La Bouissiere is the work of brothers Gilles and Thierry Faravel, who literally grew up clambering around the slopes of the Dentelles de Montmirail. Their father owned several plots of grapevines high on the slopes of the mountain, which he primarily sold to various winemakers around the region, being too busy making wine for others to make wine seriously from his own grapes. But in 1979, due in part to the interest of his sons, the family began making their own wine, and they haven't looked back since.

The family's 20 acres of vineyards are some of the highest in the region, which means they are some of the coolest in a region known for its scorching summers. Harvest at La Bouissiere often begins well after many of the other estates in the appellation have finished their harvests and their grapes, cooled by the famous Mistral winds of the region are often much higher in acidity than their neighbors.

The Faravel family has been farming organically since the late 80's and practices their own brand of minimalist winemaking. The vineyards, which yield incredibly small amounts of fruit from the 30 to 50-year-old vines, are painstakingly harvested by hand. The grapes are destemmed and lightly crushed, and undergo long macerations (the soaking process that extracts flavor and color) before fermentation, usually with native yeasts. Only gravity -- no pumping of any kind -- is used to move the wine through the winemaking process, including the process of bottling the wine. The wines are almost never fined or filtered in any way and are aged in a combination of new and old French oak.

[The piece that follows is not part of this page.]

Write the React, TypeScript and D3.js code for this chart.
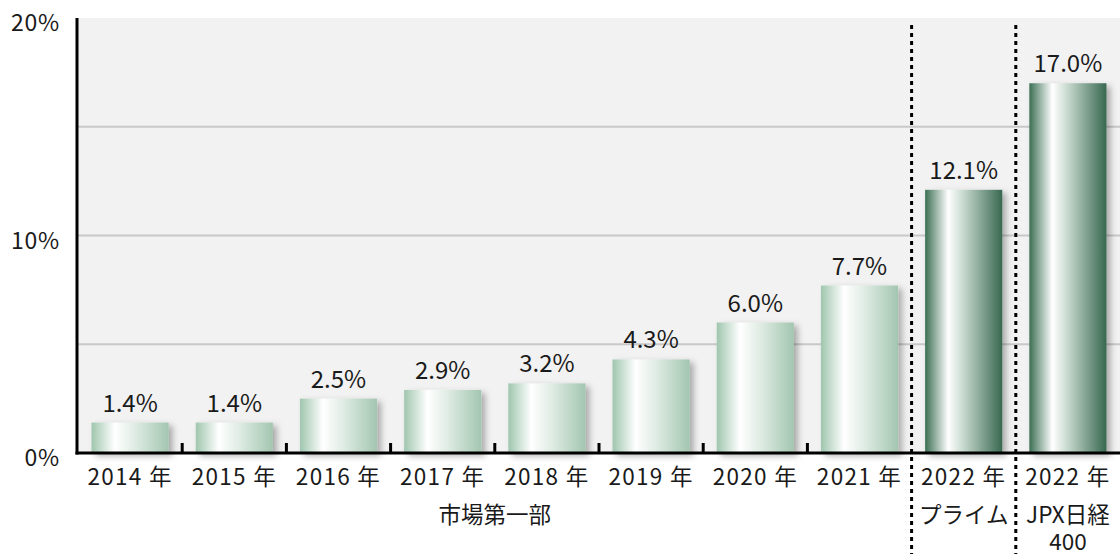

The Faravel brothers make a total of about 2500 cases of wine each year, including this Gigondas as well as a Vacqueyras, a simple Rhone table wine, and a prestige cuvee they call "Font de Tonin" after their father, Antonin, who passed away in 1988.

Tasting Notes:
Medium ruby in the glass, this wine has a beautiful nose of dried cherry, leather, and deeper black cherry aromas. In the mouth it is silken, with a gorgeously dry, almost dusty texture that ripples through flavors of black cherry, cocoa powder, and delicious wet dirt. Great acid makes the wine vibrant and lush on the palate while the faint tannins and nicely melded flavors all but shout authenticity and soul through the finish. Above all this wine has an incredible quality of "smoothness" that makes it go down incredibly easy.

Food Pairing:
I drank this wine with a very nice rack of lamb roasted with provencal herbs and it was a marvelous match.

Overall Score: between 9 and 9.5

How Much?: $29

This wine is available for purchase on the Internet.

Comments (5)

aimee m. wrote:
01.18.09 at 12:58 PM

Get your hands on the 06 Gigondas -- it's killer. A bit fuller than the 04 but just as balanced.

Ned wrote:
01.18.09 at 9:12 PM

Well the trend you describe has been true since the '98 vintage. Mr. Parker has certainly
done his share to turn the Southern Rhone into a sort of alternate Bordeaux. Everyone seeking
to produce ever more "powerful" wines. He has again turned up the hype with the '07 vintage.
But if this economic situation doesn't stall and even reverse the trend then there's no hope for
normal winelovers ever enjoying CNPs. Most '95s sold for approximately $20, some of the same wines as 07s will be north of $100. I can't see this being sustainable.

Dylan wrote:
01.19.09 at 9:17 AM

Are you able to go into more depth on the provencal herbs used with your lamb? When I cook I'm constantly looking to expand my use of herbs and seasonings to different effect.

Alder wrote:
01.19.09 at 9:34 AM

The lamb was made by a provencal restaurant, so I've not got any tips for you.

AJ wrote:
01.19.09 at 5:57 PM

Good quality CNPs have been priced out of my reach. Thankfully, as you point out venturing down the road less traveled oftentimes can unearth true wine treasures. I haven't had the 04 Bouissiere, but I do have 6 bottles of the 05 resting comfortably in my cellar. Those 05's are so good that I had to stash them under several other cases of wine in a hard to access corner of the wine room. Trying to make e'm last.